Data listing
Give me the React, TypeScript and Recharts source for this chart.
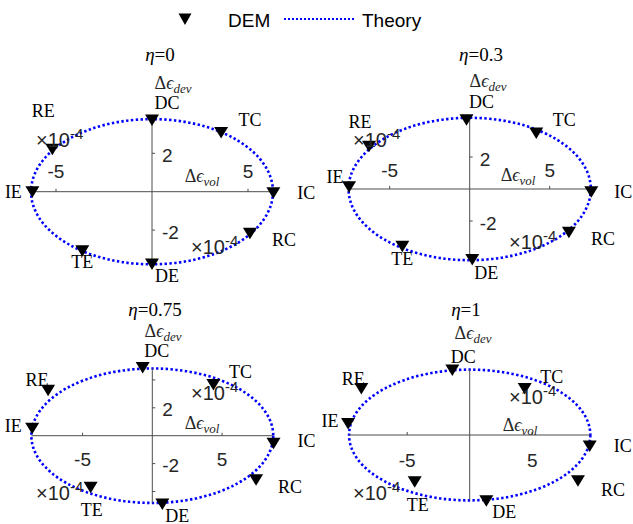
import React from "react";
import {
  ScatterChart,
  Scatter,
  XAxis,
  YAxis,
  ReferenceLine,
  ReferenceArea,
  ReferenceDot,
} from "recharts";

// loading paths, same order in every panel
const pointNames = ["DC", "TC", "IC", "RC", "DE", "TE", "IE", "RE"];

// DEM strain increments, x10^-4 (vol, dev)
const demVol0 = [0, 3.6, 6.32, 5.1, 0, -3.63, -6.23, -5.19];
const demDev0 = [3.74, 3.08, -0.05, -2.17, -3.77, -3.08, 0, 2.21];
const demVol03 = [-0.2, 4.16, 7.6, 6.2, 0.16, -4.21, -7.54, -6.29];
const demDev03 = [4.33, 3.5, -0.17, -2.71, -4.41, -3.58, 0.14, 2.67];
const demVol075 = [-0.69, 4.38, 8.69, 7.44, 0.72, -4.42, -8.61, -7.47];
const demDev075 = [4.89, 3.67, -0.54, -3.16, -4.9, -3.69, 0.53, 3.26];
const demVol1 = [-1.39, 4.4, 9.6, 8.66, 1.33, -4.4, -9.73, -8.67];
const demDev1 = [5.2, 3.73, -0.88, -3.65, -5.26, -3.73, 0.93, 3.73];

// theory ellipse semi-axes, x10^-4
const theoryVol = [6.3, 7.57, 8.67, 9.65];
const theoryDev = [3.78, 4.45, 4.82, 5.23];

const etaValues = ["0", "0.3", "0.75", "1"];
const xTickValues = [-5, 5];
const yTickValues = [[-2, 2], [-2, 2], [-4, -2, 2, 4], []];
const yTickLabelled = [-2, 2];

const demVol = [demVol0, demVol03, demVol075, demVol1];
const demDev = [demDev0, demDev03, demDev075, demDev1];

// layout (pixels)
const panels = [
  { left: 0, top: 40, width: 330, height: 250, cx: 152, cy: 191.7, k: 19.2, xLabDy: -20 },
  { left: 313, top: 40, width: 320, height: 250, cx: 469.7, cy: 189, k: 16.0, xLabDy: -19 },
  { left: 0, top: 290, width: 330, height: 234, cx: 152.3, cy: 435.7, k: 13.95, xLabDy: 24 },
  { left: 313, top: 290, width: 320, height: 234, cx: 469.7, cy: 435, k: 12.5, xLabDy: 25 },
];

const labelOffsets: Record<string, number[]>[] = [
  { DC: [15, -17], TC: [29, -13], IC: [33, 0], RC: [34, 7], DE: [15, 12], TE: [0, 11], IE: [-19, 0], RE: [-9, -38] },
  { DC: [15, -18], TC: [28, -13], IC: [32, 0], RC: [34, 7], DE: [14, 13], TE: [0, 13], IE: [-14, -10], RE: [-9, -24] },
  { DC: [14, -16], TC: [27, -13], IC: [33, -2], RC: [34, 7], DE: [15, 12], TE: [1, 23], IE: [-19, -2], RE: [-11, -10] },
  { DC: [11, -13], TC: [27, -11], IC: [33, 0], RC: [35, 9], DE: [18, 11], TE: [3, 23], IE: [-18, -2], RE: [-8, -9] },
];

const titlePos = [[160, 55], [481, 55], [155, 310], [466, 310]];
const devLabelPos = [[173, 85], [488, 83], [163, 333], [473, 335]];
const volLabelPos = [[202, 178], [518, 177], [202, 425], [520, 427]];
const expLabelPos = [
  [[36, 147], [191, 254]],
  [[353, 147], [509, 249]],
  [[191, 400], [36, 500]],
  [[509, 404], [353, 500]],
];

const SERIF = "'Liberation Serif', 'DejaVu Serif', serif";
const SANS = "'Liberation Sans', Arial, sans-serif";
const AXIS = "#4d4d4d";
const TXT = "#262626";
const BLUE = "#0000ff";

function Panel({ idx }: { idx: number }) {
  const p = panels[idx];
  const a = theoryVol[idx];
  const b = theoryDev[idx];
  const xDomain = [-(p.cx - p.left) / p.k, (p.left + p.width - p.cx) / p.k];
  const yDomain = [-(p.top + p.height - p.cy) / p.k, (p.cy - p.top) / p.k];
  const data = pointNames.map((name, i) => ({
    x: demVol[idx][i],
    y: demDev[idx][i],
    name,
  }));
  const offs = labelOffsets[idx];

  return (
    <div style={{ position: "absolute", left: p.left, top: p.top }}>
      <ScatterChart
        width={p.width}
        height={p.height}
        margin={{ top: 0, right: 0, bottom: 0, left: 0 }}
      >
        <XAxis type="number" dataKey="x" domain={xDomain} allowDataOverflow hide />
        <YAxis type="number" dataKey="y" domain={yDomain} allowDataOverflow hide />
        <ReferenceLine
          segment={[{ x: -a, y: 0 }, { x: a, y: 0 }]}
          stroke={AXIS}
          strokeWidth={1}
          ifOverflow="visible"
        />
        <ReferenceLine
          segment={[{ x: 0, y: -b }, { x: 0, y: b }]}
          stroke={AXIS}
          strokeWidth={1}
          ifOverflow="visible"
        />
        {xTickValues.map((t) => (
          <ReferenceDot
            key={"xt" + t}
            x={t}
            y={0}
            r={0}
            ifOverflow="visible"
            shape={(s: any) => (
              <g>
                <line x1={s.cx} y1={s.cy} x2={s.cx} y2={s.cy - 3} stroke={AXIS} />
                <text
                  x={s.cx}
                  y={s.cy + p.xLabDy}
                  textAnchor="middle"
                  dominantBaseline="central"
                  fontFamily={SANS}
                  fontSize={19}
                  fill={TXT}
                >
                  {t}
                </text>
              </g>
            )}
          />
        ))}
        {yTickValues[idx].map((t) => (
          <ReferenceDot
            key={"yt" + t}
            x={0}
            y={t}
            r={0}
            ifOverflow="visible"
            shape={(s: any) => (
              <g>
                <line x1={s.cx} y1={s.cy} x2={s.cx + 3} y2={s.cy} stroke={AXIS} />
                {yTickLabelled.includes(t) && (
                  <text
                    x={s.cx + 10}
                    y={s.cy + 2}
                    textAnchor="start"
                    dominantBaseline="central"
                    fontFamily={SANS}
                    fontSize={19}
                    fill={TXT}
                  >
                    {t}
                  </text>
                )}
              </g>
            )}
          />
        ))}
        <Scatter
          data={data}
          isAnimationActive={false}
          shape={(s: any) => {
            const o = offs[s.payload.name];
            return (
              <g>
                <path
                  d={`M${s.cx - 7},${s.cy - 5.5} L${s.cx + 7},${s.cy - 5.5} L${s.cx},${s.cy + 6} Z`}
                  fill="#000"
                />
                <text
                  x={s.cx + o[0]}
                  y={s.cy + o[1]}
                  textAnchor="middle"
                  dominantBaseline="central"
                  fontFamily={SERIF}
                  fontSize={18}
                  fill="#000"
                >
                  {s.payload.name}
                </text>
              </g>
            );
          }}
        />
        <ReferenceArea
          x1={-a}
          x2={a}
          y1={-b}
          y2={b}
          ifOverflow="visible"
          shape={(r: any) => (
            <ellipse
              cx={r.x + r.width / 2}
              cy={r.y + r.height / 2}
              rx={Math.abs(r.width) / 2}
              ry={Math.abs(r.height) / 2}
              fill="none"
              stroke={BLUE}
              strokeWidth={2.6}
              strokeDasharray="2.4 2.4"
            />
          )}
        />
      </ScatterChart>
    </div>
  );
}

function ExpLabel({ x, y }: { x: number; y: number }) {
  return (
    <text x={x} y={y} fontFamily={SANS} fontSize={20} fill={TXT}>
      ×10
      <tspan fontSize={15} dy={-8}>
        -4
      </tspan>
    </text>
  );
}

export default function App() {
  return (
    <div
      style={{
        position: "absolute",
        left: 0,
        top: 0,
        width: 633,
        height: 524,
        background: "#fff",
        overflow: "hidden",
      }}
    >
      {panels.map((_, i) => (
        <Panel key={i} idx={i} />
      ))}
      <svg
        width={633}
        height={524}
        style={{ position: "absolute", left: 0, top: 0, pointerEvents: "none" }}
      >
        {/* legend */}
        <path d="M178.5,13.5 L191.5,13.5 L185,25 Z" fill="#000" />
        <text x={228} y={26.5} fontFamily={SANS} fontSize={19} fill="#000">
          DEM
        </text>
        <line x1={284} y1={19} x2={356} y2={19} stroke={BLUE} strokeWidth={2} strokeDasharray="2 2" />
        <text x={362} y={26.5} fontFamily={SANS} fontSize={19} fill="#000">
          Theory
        </text>

        {etaValues.map((eta, i) => (
          <text
            key={"t" + i}
            x={titlePos[i][0]}
            y={titlePos[i][1] + 6}
            textAnchor="middle"
            fontFamily={SERIF}
            fontSize={19}
            fill="#000"
          >
            <tspan fontStyle="italic">η</tspan>={eta}
          </text>
        ))}
        {devLabelPos.map(([x, y], i) => (
          <text
            key={"d" + i}
            x={x}
            y={y + 4}
            textAnchor="middle"
            fontFamily={SERIF}
            fontSize={18}
            fill={TXT}
          >
            Δ<tspan fontStyle="italic">ϵ</tspan>
            <tspan fontStyle="italic" fontSize={13} dy={4}>
              dev
            </tspan>
          </text>
        ))}
        {volLabelPos.map(([x, y], i) => (
          <text
            key={"v" + i}
            x={x}
            y={y + 4}
            textAnchor="middle"
            fontFamily={SERIF}
            fontSize={18}
            fill={TXT}
          >
            Δ<tspan fontStyle="italic">ϵ</tspan>
            <tspan fontStyle="italic" fontSize={13} dy={4}>
              vol
            </tspan>
          </text>
        ))}
        {expLabelPos.map((pair, i) =>
          pair.map(([x, y], j) => <ExpLabel key={"e" + i + j} x={x} y={y} />)
        )}
      </svg>
    </div>
  );
}
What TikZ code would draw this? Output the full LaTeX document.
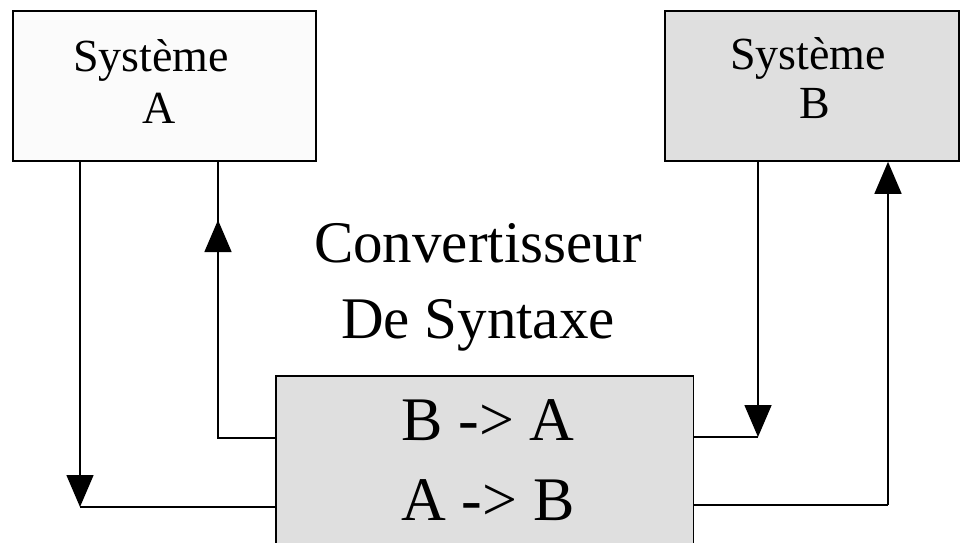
\documentclass[tikz,border=0pt]{standalone}
\usepackage{fontspec}
\setmainfont{Liberation Serif}
\usetikzlibrary{arrows.meta}
\definecolor{boxgray}{HTML}{DFDFDF}
\definecolor{paleface}{HTML}{FBFBFB}
\begin{document}
\begin{tikzpicture}[x=1pt,y=-1pt,
  sysbox/.style={draw, line width=1.8pt, inner sep=0pt, anchor=north west},
  link/.style={line width=1.6pt},
  head/.style={-{Triangle[length=32pt,width=27pt]}},
  small/.style={font=\fontsize{46}{50}\selectfont, anchor=base, inner sep=0pt},
  title/.style={font=\fontsize{59}{64}\selectfont, anchor=base, inner sep=0pt},
  big/.style={font=\fontsize{62}{66}\selectfont, anchor=base, inner sep=0pt}]
\useasboundingbox (0,0) rectangle (961,543);
\fill[white] (0,0) rectangle (961,543);

% the two systems
\node[sysbox, fill=paleface, minimum width=303pt, minimum height=150pt] (sysA) at (12,10) {};
\node[sysbox, fill=boxgray, minimum width=294pt, minimum height=150pt] (sysB) at (664,10) {};
\node[small] (sa1) at (151,71) {Système};
\node[small] (sa2) at (159,123) {A};
\node[small] (sb1) at (808,70) {Système};
\node[small] (sb2) at (815,118) {B};

% converter box, open at the bottom edge
\node[fill=boxgray, inner sep=0pt, anchor=north west, minimum width=417pt, minimum height=167pt] (conv) at (276,376) {};
\draw[line width=1.8pt] (conv.south west) -- (conv.north west) -- (conv.north east) -- (conv.south east);
\node[big] (ba) at (488,440) {B -> A};
\node[big] (ab) at (488,520) {A -> B};

\node[title] (t1) at (478,262) {Convertisseur};
\node[title] (t2) at (478,338) {De Syntaxe};

% connectors
\coordinate (c1) at (80,507);
\draw[link, head] (sysA.south -| c1) -- (c1);
\draw[link] (c1) -- (c1 -| conv.west);

\coordinate (c2) at (218,438);
\coordinate (h2) at (218,220);
\draw[link] (c2 -| conv.west) -- (c2) -- (sysA.south -| c2);
\draw[link, head] (c2) -- (h2);

\coordinate (c3) at (758,437);
\draw[link, head] (sysB.south -| c3) -- (c3);
\draw[link] (c3) -- (c3 -| conv.east);

\coordinate (c4) at (888,505);
\draw[link] (c4 -| conv.east) -- (c4);
\draw[link, head] (c4) -- (sysB.south -| c4);
\end{tikzpicture}
\end{document}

- _WHAT TO DO_: Repeat the listing above from its first line through the line that contains "const theoryDev = [3.78, 4.45, 4.82, 5.23];", both included, and nothing more. Drop the pictures.

- _RESPONSE_:
Give me the React, TypeScript and Recharts source for this chart.
import React from "react";
import {
  ScatterChart,
  Scatter,
  XAxis,
  YAxis,
  ReferenceLine,
  ReferenceArea,
  ReferenceDot,
} from "recharts";

// loading paths, same order in every panel
const pointNames = ["DC", "TC", "IC", "RC", "DE", "TE", "IE", "RE"];

// DEM strain increments, x10^-4 (vol, dev)
const demVol0 = [0, 3.6, 6.32, 5.1, 0, -3.63, -6.23, -5.19];
const demDev0 = [3.74, 3.08, -0.05, -2.17, -3.77, -3.08, 0, 2.21];
const demVol03 = [-0.2, 4.16, 7.6, 6.2, 0.16, -4.21, -7.54, -6.29];
const demDev03 = [4.33, 3.5, -0.17, -2.71, -4.41, -3.58, 0.14, 2.67];
const demVol075 = [-0.69, 4.38, 8.69, 7.44, 0.72, -4.42, -8.61, -7.47];
const demDev075 = [4.89, 3.67, -0.54, -3.16, -4.9, -3.69, 0.53, 3.26];
const demVol1 = [-1.39, 4.4, 9.6, 8.66, 1.33, -4.4, -9.73, -8.67];
const demDev1 = [5.2, 3.73, -0.88, -3.65, -5.26, -3.73, 0.93, 3.73];

// theory ellipse semi-axes, x10^-4
const theoryVol = [6.3, 7.57, 8.67, 9.65];
const theoryDev = [3.78, 4.45, 4.82, 5.23];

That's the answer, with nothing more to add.